From Franklin to Au Sable Forks, the Port Kent and Hopkinton Turnpike used a series of roadways that are now primarily local roads. It continued eastward from modern NY 3 on Alder Brook Park and Brook Roads to the hamlet of Union Falls, situated near the Franklin–Clinton county line. East of Union Falls, it proceeded on what is now Union Falls, Silver Lake, Turnpike, and Guide Board Roads through rural portions of Clinton County to the more populous Au Sable Forks. Northeast of Au Sable Forks, the turnpike followed what is now a series of state-maintained highways. Most of the highway—from Au Sable Forks to Keeseville—is now part of NY 9N. Past Keeseville, the routing of the turnpike continued to the hamlet of Port Kent on modern U.S. Route 9 (US 9) and NY 373.

==History==
The idea of constructing a highway leading southward from St. Lawrence County was first conceived as early as the beginning of the 19th century. Several different roadways were built; however, all ultimately fell into disuse after several years. On April 16, 1827, a team of three surveyors were commissioned to determine a routing for a new highway leading from Hopkinton, a town in northeastern St. Lawrence County, to Lake Champlain. The surveying and leveling took 26 days and was completed by late October of that year. Contemporary newspapers claimed that the chosen route avoided all "hills of any magnitude".

On April 18, 1829, the New York State Legislature passed an act that allowed construction to begin on the highway, which was to begin at Hopkinton and end at Port Kent on the western shore of Lake Champlain. As part of the act, the state of New York allocated $25,836 (equivalent to $ in ) toward the construction of the road and levied a tax on all land located within three miles of the proposed route, which would raise an additional $12,500 (equivalent to $ in ) for the project. Construction began later that year and was completed in 1832. The 75 mi highway opened in 1833 as a toll road named the Port Kent and Hopkinton Turnpike.

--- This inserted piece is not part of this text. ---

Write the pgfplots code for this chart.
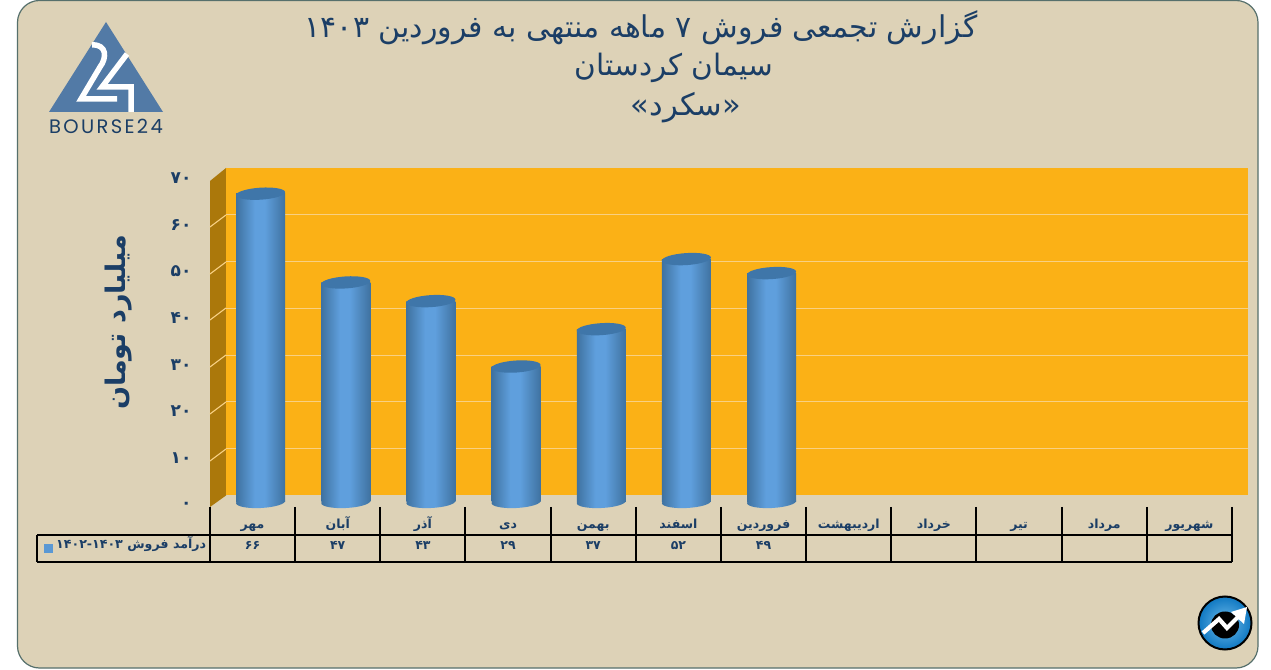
\documentclass[border=0pt]{standalone}
\usepackage{fontspec}
\usepackage{pgfplots}
\pgfplotsset{compat=1.18}
\TeXXeTstate=1
\newfontfamily\arabicfont[Script=Arabic]{DejaVu Sans}
\newfontfamily\logofont[LetterSpace=12]{Poppins}
\newcommand{\ar}[1]{\strut\beginR#1\endR}

\definecolor{card}{HTML}{DDD2B7}
\definecolor{cardedge}{HTML}{56706C}
\definecolor{wall}{HTML}{FBB116}
\definecolor{sidewall}{HTML}{AB780B}
\definecolor{gridc}{HTML}{F8D083}
\definecolor{navy}{HTML}{1B3E66}
\definecolor{logoblue}{HTML}{527AA6}
\definecolor{barcap}{HTML}{3F76A9}
\definecolor{baredge}{HTML}{3F72A0}
\definecolor{barmid}{HTML}{5F9FDD}
\definecolor{badgein}{HTML}{6FBBEA}
\definecolor{badgeout}{HTML}{0F78C2}

\pgfdeclarehorizontalshading{cyl}{100bp}{
  color(0bp)=(baredge); color(25bp)=(baredge); color(44bp)=(barmid);
  color(54bp)=(barmid); color(75bp)=(baredge); color(100bp)=(baredge)}
\pgfdeclareplotmark{cylbase}{%
  \pgfpathellipse{\pgfqpoint{8pt}{0pt}}{\pgfqpoint{24.5pt}{1.2pt}}{\pgfqpoint{-0.3pt}{6pt}}%
  \pgfshadepath{cyl}{0}\pgfusepath{discard}}
\pgfdeclareplotmark{cylcap}{%
  \pgfpathellipse{\pgfqpoint{8pt}{0pt}}{\pgfqpoint{24.5pt}{1.6pt}}{\pgfqpoint{-0.4pt}{6pt}}%
  \pgfusepathqfill}
\pgfplotsset{cylbar/.style={ybar,bar width=49pt,bar shift=8pt,draw=none,shade,shading=cyl,forget plot}}

\begin{document}
\begin{tikzpicture}
\path[use as bounding box] (0pt,0pt) rectangle (1271pt,669pt);
\begin{scope}[x=1pt,y=-1pt,shift={(0pt,669pt)}]
  % card
  \fill[white] (0,0) rectangle (1271,669);
  \draw[cardedge,fill=card,line width=1.2pt,rounded corners=22pt] (17.5,0.5) rectangle (1258,668);
  % title
  \node[navy,font=\arabicfont\fontsize{30}{30}\selectfont] at (641,28) {\beginR گزارش تجمعی فروش ۷ ماهه منتهی به فروردین \beginL۱۴۰۳\endL\endR};
  \node[navy,font=\arabicfont\fontsize{29.5}{30}\selectfont] at (674,68) {\beginR سیمان کردستان\endR};
  \node[navy,font=\arabicfont\fontsize{30.5}{31}\selectfont] at (686,108) {\beginR «سکرد»\endR};
  % logo
  \fill[logoblue] (106,22) -- (163,112) -- (49,112) -- cycle;
  \draw[white,line width=5.5pt] (92,45) .. controls (107,44) and (107,58) .. (100,67) -- (81,99) -- (117,99);
  \draw[white,line width=5.5pt] (127,54) -- (102,87) -- (131,87) -- (131,112);
  \node[navy,font=\logofont\fontsize{19.5}{20}\selectfont] at (106,126) {BOURSE24};
  % side wall
  \fill[sidewall] (210,181) -- (226,168) -- (226,495.5) -- (210,507) -- cycle;
  \foreach \yy in {215,262,308,355,402,449}
    \draw[gridc,line width=1.1pt] (210,\yy+12) -- (226,\yy);
\end{scope}

% back wall with its grid
\begin{axis}[
  at={(226pt,173.5pt)},anchor=south west,
  scale only axis,width=1022pt,height=327.5pt,
  xmin=0,xmax=1,ymin=0,ymax=70,
  axis line style={draw=none},
  axis background/.style={fill=wall},
  xtick=\empty,ytick={10,20,30,40,50,60},yticklabels={},
  major tick length=0pt,
  ymajorgrids,
  grid style={gridc,line width=1.1pt},
]
\end{axis}

% bars and table labels
\begin{axis}[
  at={(210pt,167pt)},anchor=south west,
  scale only axis,width=1022pt,height=327pt,
  clip=false,
  xmin=-0.5,xmax=11.5,ymin=0,ymax=70,
  axis line style={draw=none},
  major tick length=0pt,
  ytick={0,10,20,30,40,50,60,70},
  yticklabels={۰,۱۰,۲۰,۳۰,۴۰,۵۰,۶۰,۷۰},
  yticklabel style={font=\arabicfont\bfseries\fontsize{17}{17}\selectfont,text=navy,xshift=-15pt,yshift=-3pt},
  xtick={0,1,2,3,4,5,6,7,8,9,10,11},
  xticklabels={
    {\ar{مهر}\\\ar{۶۶}},{\ar{آبان}\\\ar{۴۷}},{\ar{آذر}\\\ar{۴۳}},{\ar{دی}\\\ar{۲۹}},
    {\ar{بهمن}\\\ar{۳۷}},{\ar{اسفند}\\\ar{۵۲}},{\ar{فروردین}\\\ar{۴۹}},{\ar{اردیبهشت}},
    {\ar{خرداد}},{\ar{تیر}},{\ar{مرداد}},{\ar{شهریور}}},
  xticklabel style={font=\arabicfont\bfseries\fontsize{12.5}{21}\selectfont,text=navy,
    align=center,anchor=north,yshift=-12pt,inner sep=0pt},
  every axis y label/.style={at={(axis description cs:-0.089,0.55)},rotate=90,anchor=center,
    font=\arabicfont\bfseries\fontsize{27}{27}\selectfont,text=navy},
  ylabel={\beginR میلیارد تومان\endR},
]
\addplot[only marks,mark=cylbase,forget plot] coordinates {(0,0) (1,0) (2,0) (3,0) (4,0) (5,0) (6,0)};
\addplot[cylbar] coordinates {(0,66)};
\addplot[cylbar] coordinates {(1,47)};
\addplot[cylbar] coordinates {(2,43)};
\addplot[cylbar] coordinates {(3,29)};
\addplot[cylbar] coordinates {(4,37)};
\addplot[cylbar] coordinates {(5,52)};
\addplot[cylbar] coordinates {(6,49)};
\addplot[only marks,mark=cylcap,barcap,forget plot]
  coordinates {(0,66) (1,47) (2,43) (3,29) (4,37) (5,52) (6,49)};
\end{axis}

\begin{scope}[x=1pt,y=-1pt,shift={(0pt,669pt)}]
  % table
  \draw[black,line width=1.7pt] (37,535) -- (1232,535) (37,562) -- (1232,562) (37,535) -- (37,562);
  \foreach \xx in {210,295,380,465,551,636,721,806,891,976,1062,1147,1232}
    \draw[black,line width=1.7pt] (\xx,507) -- (\xx,562);
  \fill[barmid!85!baredge] (44,544) rectangle (53,553);
  \node[navy,font=\arabicfont\bfseries\fontsize{12.6}{13}\selectfont,anchor=west,inner sep=0pt] at (56,544)
    {\beginR درآمد فروش \beginL۱۴۰۲-۱۴۰۳\endL\endR};
  % badge
  \shade[inner color=badgein,outer color=badgeout,draw=black,line width=2pt] (1225,623) circle (26.5);
  \fill[black] (1225,625) ellipse (14 and 13.5);
  \draw[white,line width=4.2pt] (1203,633) -- (1219,619) -- (1227,628) -- (1240,615);
  \fill[white] (1247,607) -- (1244,624) -- (1231,612) -- cycle;
\end{scope}
\end{tikzpicture}
\end{document}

Under the original text of the 1829 act, only one toll gate was permitted on the turnpike. On January 16, 1835, the commissioners of the Port Kent and Hopkinton Turnpike filed a petition in the New York State Senate requesting that the turnpike be allowed to replace the one toll gate with two "half toll gates"; that is, two toll gates charging half of the normal amount of toll. The original toll gate was placed near the midpoint of the turnpike; however, the commissioners indicated that most of the traffic used only small portions of the highway near each end, resulting in a loss of toll revenue. Thus, the commissioners desired to place two half toll gates closer to the endpoints of the route.

A bill was introduced in the State Senate shortly afterward that, if passed, would allow the turnpike to have two half toll gates. It was passed by the Senate on January 20, 1835, and by the New York State Assembly on February 2, 1835. The bill was signed into law by Governor William L. Marcy on February 4, 1835. Ultimately, the change in toll gate locations did little to improve the financial standing of the turnpike. On March 30, 1838, a law went into effect that stipulated that maintenance of the Port Kent and Hopkinton Turnpike would be transferred to the towns it ran within and that the roadway would be maintained using public highway funds, effectively dissolving the toll road.

Portions of the former turnpike were later acquired by the state of New York and added to the state highway system. By 1930, the portion from Au Sable Forks to Ausable Chasm had a route number; two more sections—Duane (at Duane Center) to Franklin (Merrillsville) and Ausable Chasm to Port Kent—gained a designation as part of the 1930 renumbering of state highways in New York. Of the four designations that occupied parts of the turnpike's former routing in 1930—US 9, NY 9N, NY 99, and NY 373—three still exist today. NY 99 was removed in 1994.